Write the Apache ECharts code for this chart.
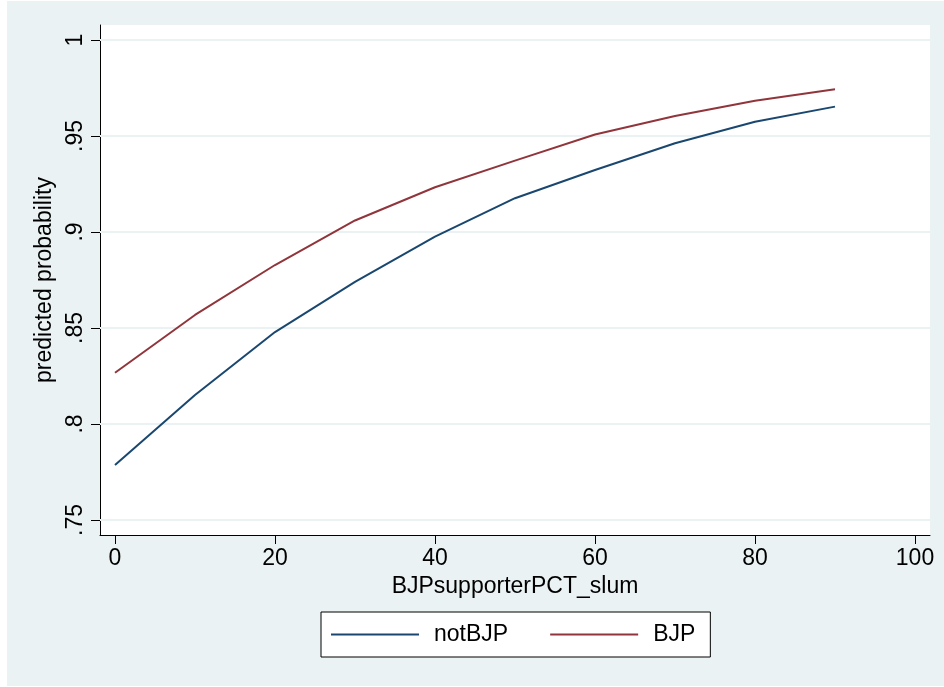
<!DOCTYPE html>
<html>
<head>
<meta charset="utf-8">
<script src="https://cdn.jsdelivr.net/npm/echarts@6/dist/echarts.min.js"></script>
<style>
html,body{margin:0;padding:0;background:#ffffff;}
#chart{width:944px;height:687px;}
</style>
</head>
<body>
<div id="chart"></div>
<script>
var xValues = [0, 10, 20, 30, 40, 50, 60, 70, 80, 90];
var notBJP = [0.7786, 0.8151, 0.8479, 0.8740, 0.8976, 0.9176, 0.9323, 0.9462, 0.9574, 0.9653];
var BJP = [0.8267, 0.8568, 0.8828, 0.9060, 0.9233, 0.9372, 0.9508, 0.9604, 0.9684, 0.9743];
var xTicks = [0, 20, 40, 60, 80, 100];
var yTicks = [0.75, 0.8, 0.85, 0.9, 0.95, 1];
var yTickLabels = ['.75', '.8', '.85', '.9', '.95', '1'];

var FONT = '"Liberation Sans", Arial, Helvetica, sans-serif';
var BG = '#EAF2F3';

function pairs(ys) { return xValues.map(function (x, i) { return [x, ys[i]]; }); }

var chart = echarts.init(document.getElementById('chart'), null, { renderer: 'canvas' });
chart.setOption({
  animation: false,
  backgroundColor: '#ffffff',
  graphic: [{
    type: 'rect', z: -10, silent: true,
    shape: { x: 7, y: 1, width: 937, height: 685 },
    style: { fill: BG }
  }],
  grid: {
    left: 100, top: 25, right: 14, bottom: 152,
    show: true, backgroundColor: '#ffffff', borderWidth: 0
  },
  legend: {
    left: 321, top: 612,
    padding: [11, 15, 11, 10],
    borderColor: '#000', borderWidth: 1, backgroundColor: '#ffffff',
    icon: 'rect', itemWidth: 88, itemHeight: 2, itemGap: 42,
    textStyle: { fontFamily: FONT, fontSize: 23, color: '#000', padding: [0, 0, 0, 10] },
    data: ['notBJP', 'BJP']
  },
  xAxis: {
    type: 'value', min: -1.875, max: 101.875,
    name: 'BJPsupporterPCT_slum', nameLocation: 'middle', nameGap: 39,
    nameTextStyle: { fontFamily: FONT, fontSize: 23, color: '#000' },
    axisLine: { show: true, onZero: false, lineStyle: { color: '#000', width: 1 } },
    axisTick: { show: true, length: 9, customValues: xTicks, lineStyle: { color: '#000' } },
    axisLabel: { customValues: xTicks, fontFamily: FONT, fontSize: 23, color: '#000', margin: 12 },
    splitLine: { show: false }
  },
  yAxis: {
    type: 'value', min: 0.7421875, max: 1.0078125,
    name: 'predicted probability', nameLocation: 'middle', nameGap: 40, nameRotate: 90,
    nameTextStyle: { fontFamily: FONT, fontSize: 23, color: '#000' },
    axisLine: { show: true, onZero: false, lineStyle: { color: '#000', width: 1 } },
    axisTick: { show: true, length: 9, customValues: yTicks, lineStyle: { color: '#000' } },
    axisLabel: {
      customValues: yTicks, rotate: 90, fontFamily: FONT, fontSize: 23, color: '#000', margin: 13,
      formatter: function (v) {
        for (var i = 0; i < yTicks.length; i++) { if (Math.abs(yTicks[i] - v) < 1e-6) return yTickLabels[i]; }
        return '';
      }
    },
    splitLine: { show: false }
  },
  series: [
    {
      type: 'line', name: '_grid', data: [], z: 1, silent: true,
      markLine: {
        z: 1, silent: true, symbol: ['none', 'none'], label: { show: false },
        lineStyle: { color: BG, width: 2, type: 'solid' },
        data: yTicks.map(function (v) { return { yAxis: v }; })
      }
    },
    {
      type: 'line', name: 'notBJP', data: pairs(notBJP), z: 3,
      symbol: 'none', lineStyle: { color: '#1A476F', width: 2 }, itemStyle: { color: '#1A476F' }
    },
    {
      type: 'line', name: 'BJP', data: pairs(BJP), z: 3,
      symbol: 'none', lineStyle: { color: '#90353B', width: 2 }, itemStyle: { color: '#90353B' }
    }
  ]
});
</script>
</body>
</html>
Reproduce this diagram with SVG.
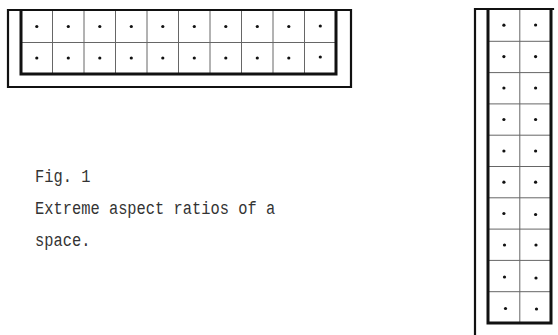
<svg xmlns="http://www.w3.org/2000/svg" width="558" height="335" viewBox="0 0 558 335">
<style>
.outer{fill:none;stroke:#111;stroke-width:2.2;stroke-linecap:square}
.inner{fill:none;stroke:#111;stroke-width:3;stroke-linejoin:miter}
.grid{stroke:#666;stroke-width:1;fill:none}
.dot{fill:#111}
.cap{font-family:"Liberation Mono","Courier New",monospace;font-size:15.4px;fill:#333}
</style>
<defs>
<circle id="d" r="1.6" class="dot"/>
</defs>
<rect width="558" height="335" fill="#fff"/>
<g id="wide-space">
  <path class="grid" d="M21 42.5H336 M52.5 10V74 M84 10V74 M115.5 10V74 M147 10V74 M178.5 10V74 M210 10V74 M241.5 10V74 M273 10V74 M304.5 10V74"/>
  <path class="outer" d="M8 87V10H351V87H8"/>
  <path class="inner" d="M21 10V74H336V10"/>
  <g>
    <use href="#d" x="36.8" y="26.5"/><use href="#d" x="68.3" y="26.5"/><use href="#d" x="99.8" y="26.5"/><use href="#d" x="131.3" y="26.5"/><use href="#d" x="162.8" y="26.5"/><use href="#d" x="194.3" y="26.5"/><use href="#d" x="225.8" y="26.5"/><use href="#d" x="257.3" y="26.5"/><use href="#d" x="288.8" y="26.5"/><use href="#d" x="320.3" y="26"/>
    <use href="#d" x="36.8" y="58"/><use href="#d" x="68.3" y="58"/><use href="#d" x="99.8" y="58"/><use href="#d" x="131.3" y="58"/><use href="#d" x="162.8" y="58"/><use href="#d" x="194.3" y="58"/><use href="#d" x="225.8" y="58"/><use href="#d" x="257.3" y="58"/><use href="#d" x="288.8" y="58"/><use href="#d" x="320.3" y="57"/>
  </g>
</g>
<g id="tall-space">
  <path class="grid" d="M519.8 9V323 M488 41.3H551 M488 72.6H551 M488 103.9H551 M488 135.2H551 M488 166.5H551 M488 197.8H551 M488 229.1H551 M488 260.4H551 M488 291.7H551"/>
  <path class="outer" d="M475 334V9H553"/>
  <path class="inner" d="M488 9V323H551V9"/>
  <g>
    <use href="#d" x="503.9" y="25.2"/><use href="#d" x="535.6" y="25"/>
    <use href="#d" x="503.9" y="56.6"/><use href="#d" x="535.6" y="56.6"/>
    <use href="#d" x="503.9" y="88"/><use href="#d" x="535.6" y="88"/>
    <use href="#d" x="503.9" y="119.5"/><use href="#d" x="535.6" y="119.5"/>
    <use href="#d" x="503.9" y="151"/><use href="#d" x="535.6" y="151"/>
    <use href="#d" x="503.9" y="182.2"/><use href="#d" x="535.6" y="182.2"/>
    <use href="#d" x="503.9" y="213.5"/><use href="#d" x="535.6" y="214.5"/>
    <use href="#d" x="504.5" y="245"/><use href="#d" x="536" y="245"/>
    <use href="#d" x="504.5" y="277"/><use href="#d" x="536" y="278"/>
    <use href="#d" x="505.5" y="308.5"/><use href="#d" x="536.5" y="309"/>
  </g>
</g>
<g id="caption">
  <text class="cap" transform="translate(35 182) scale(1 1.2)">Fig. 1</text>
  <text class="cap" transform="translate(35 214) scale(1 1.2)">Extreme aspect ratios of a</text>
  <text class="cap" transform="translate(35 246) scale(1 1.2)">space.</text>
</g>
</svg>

━━━━━━━━━━━━━━━━

**Problem requirements**. All of the records above must be copied exactly, except for the pictures.

**Reply**.
Write the Apache ECharts code for this chart.
<!DOCTYPE html>
<html>
<head>
<meta charset="utf-8">
<script src="https://cdn.jsdelivr.net/npm/echarts@6/dist/echarts.min.js"></script>
<style>
html,body{margin:0;padding:0;background:#ffffff;}
#chart{width:944px;height:687px;}
</style>
</head>
<body>
<div id="chart"></div>
<script>
var xValues = [0, 10, 20, 30, 40, 50, 60, 70, 80, 90];
var notBJP = [0.7786, 0.8151, 0.8479, 0.8740, 0.8976, 0.9176, 0.9323, 0.9462, 0.9574, 0.9653];
var BJP = [0.8267, 0.8568, 0.8828, 0.9060, 0.9233, 0.9372, 0.9508, 0.9604, 0.9684, 0.9743];
var xTicks = [0, 20, 40, 60, 80, 100];
var yTicks = [0.75, 0.8, 0.85, 0.9, 0.95, 1];
var yTickLabels = ['.75', '.8', '.85', '.9', '.95', '1'];

var FONT = '"Liberation Sans", Arial, Helvetica, sans-serif';
var BG = '#EAF2F3';

function pairs(ys) { return xValues.map(function (x, i) { return [x, ys[i]]; }); }

var chart = echarts.init(document.getElementById('chart'), null, { renderer: 'canvas' });
chart.setOption({
  animation: false,
  backgroundColor: '#ffffff',
  graphic: [{
    type: 'rect', z: -10, silent: true,
    shape: { x: 7, y: 1, width: 937, height: 685 },
    style: { fill: BG }
  }],
  grid: {
    left: 100, top: 25, right: 14, bottom: 152,
    show: true, backgroundColor: '#ffffff', borderWidth: 0
  },
  legend: {
    left: 321, top: 612,
    padding: [11, 15, 11, 10],
    borderColor: '#000', borderWidth: 1, backgroundColor: '#ffffff',
    icon: 'rect', itemWidth: 88, itemHeight: 2, itemGap: 42,
    textStyle: { fontFamily: FONT, fontSize: 23, color: '#000', padding: [0, 0, 0, 10] },
    data: ['notBJP', 'BJP']
  },
  xAxis: {
    type: 'value', min: -1.875, max: 101.875,
    name: 'BJPsupporterPCT_slum', nameLocation: 'middle', nameGap: 39,
    nameTextStyle: { fontFamily: FONT, fontSize: 23, color: '#000' },
    axisLine: { show: true, onZero: false, lineStyle: { color: '#000', width: 1 } },
    axisTick: { show: true, length: 9, customValues: xTicks, lineStyle: { color: '#000' } },
    axisLabel: { customValues: xTicks, fontFamily: FONT, fontSize: 23, color: '#000', margin: 12 },
    splitLine: { show: false }
  },
  yAxis: {
    type: 'value', min: 0.7421875, max: 1.0078125,
    name: 'predicted probability', nameLocation: 'middle', nameGap: 40, nameRotate: 90,
    nameTextStyle: { fontFamily: FONT, fontSize: 23, color: '#000' },
    axisLine: { show: true, onZero: false, lineStyle: { color: '#000', width: 1 } },
    axisTick: { show: true, length: 9, customValues: yTicks, lineStyle: { color: '#000' } },
    axisLabel: {
      customValues: yTicks, rotate: 90, fontFamily: FONT, fontSize: 23, color: '#000', margin: 13,
      formatter: function (v) {
        for (var i = 0; i < yTicks.length; i++) { if (Math.abs(yTicks[i] - v) < 1e-6) return yTickLabels[i]; }
        return '';
      }
    },
    splitLine: { show: false }
  },
  series: [
    {
      type: 'line', name: '_grid', data: [], z: 1, silent: true,
      markLine: {
        z: 1, silent: true, symbol: ['none', 'none'], label: { show: false },
        lineStyle: { color: BG, width: 2, type: 'solid' },
        data: yTicks.map(function (v) { return { yAxis: v }; })
      }
    },
    {
      type: 'line', name: 'notBJP', data: pairs(notBJP), z: 3,
      symbol: 'none', lineStyle: { color: '#1A476F', width: 2 }, itemStyle: { color: '#1A476F' }
    },
    {
      type: 'line', name: 'BJP', data: pairs(BJP), z: 3,
      symbol: 'none', lineStyle: { color: '#90353B', width: 2 }, itemStyle: { color: '#90353B' }
    }
  ]
});
</script>
</body>
</html>
Reproduce this diagram with SVG.
<svg xmlns="http://www.w3.org/2000/svg" width="558" height="335" viewBox="0 0 558 335">
<style>
.outer{fill:none;stroke:#111;stroke-width:2.2;stroke-linecap:square}
.inner{fill:none;stroke:#111;stroke-width:3;stroke-linejoin:miter}
.grid{stroke:#666;stroke-width:1;fill:none}
.dot{fill:#111}
.cap{font-family:"Liberation Mono","Courier New",monospace;font-size:15.4px;fill:#333}
</style>
<defs>
<circle id="d" r="1.6" class="dot"/>
</defs>
<rect width="558" height="335" fill="#fff"/>
<g id="wide-space">
  <path class="grid" d="M21 42.5H336 M52.5 10V74 M84 10V74 M115.5 10V74 M147 10V74 M178.5 10V74 M210 10V74 M241.5 10V74 M273 10V74 M304.5 10V74"/>
  <path class="outer" d="M8 87V10H351V87H8"/>
  <path class="inner" d="M21 10V74H336V10"/>
  <g>
    <use href="#d" x="36.8" y="26.5"/><use href="#d" x="68.3" y="26.5"/><use href="#d" x="99.8" y="26.5"/><use href="#d" x="131.3" y="26.5"/><use href="#d" x="162.8" y="26.5"/><use href="#d" x="194.3" y="26.5"/><use href="#d" x="225.8" y="26.5"/><use href="#d" x="257.3" y="26.5"/><use href="#d" x="288.8" y="26.5"/><use href="#d" x="320.3" y="26"/>
    <use href="#d" x="36.8" y="58"/><use href="#d" x="68.3" y="58"/><use href="#d" x="99.8" y="58"/><use href="#d" x="131.3" y="58"/><use href="#d" x="162.8" y="58"/><use href="#d" x="194.3" y="58"/><use href="#d" x="225.8" y="58"/><use href="#d" x="257.3" y="58"/><use href="#d" x="288.8" y="58"/><use href="#d" x="320.3" y="57"/>
  </g>
</g>
<g id="tall-space">
  <path class="grid" d="M519.8 9V323 M488 41.3H551 M488 72.6H551 M488 103.9H551 M488 135.2H551 M488 166.5H551 M488 197.8H551 M488 229.1H551 M488 260.4H551 M488 291.7H551"/>
  <path class="outer" d="M475 334V9H553"/>
  <path class="inner" d="M488 9V323H551V9"/>
  <g>
    <use href="#d" x="503.9" y="25.2"/><use href="#d" x="535.6" y="25"/>
    <use href="#d" x="503.9" y="56.6"/><use href="#d" x="535.6" y="56.6"/>
    <use href="#d" x="503.9" y="88"/><use href="#d" x="535.6" y="88"/>
    <use href="#d" x="503.9" y="119.5"/><use href="#d" x="535.6" y="119.5"/>
    <use href="#d" x="503.9" y="151"/><use href="#d" x="535.6" y="151"/>
    <use href="#d" x="503.9" y="182.2"/><use href="#d" x="535.6" y="182.2"/>
    <use href="#d" x="503.9" y="213.5"/><use href="#d" x="535.6" y="214.5"/>
    <use href="#d" x="504.5" y="245"/><use href="#d" x="536" y="245"/>
    <use href="#d" x="504.5" y="277"/><use href="#d" x="536" y="278"/>
    <use href="#d" x="505.5" y="308.5"/><use href="#d" x="536.5" y="309"/>
  </g>
</g>
<g id="caption">
  <text class="cap" transform="translate(35 182) scale(1 1.2)">Fig. 1</text>
  <text class="cap" transform="translate(35 214) scale(1 1.2)">Extreme aspect ratios of a</text>
  <text class="cap" transform="translate(35 246) scale(1 1.2)">space.</text>
</g>
</svg>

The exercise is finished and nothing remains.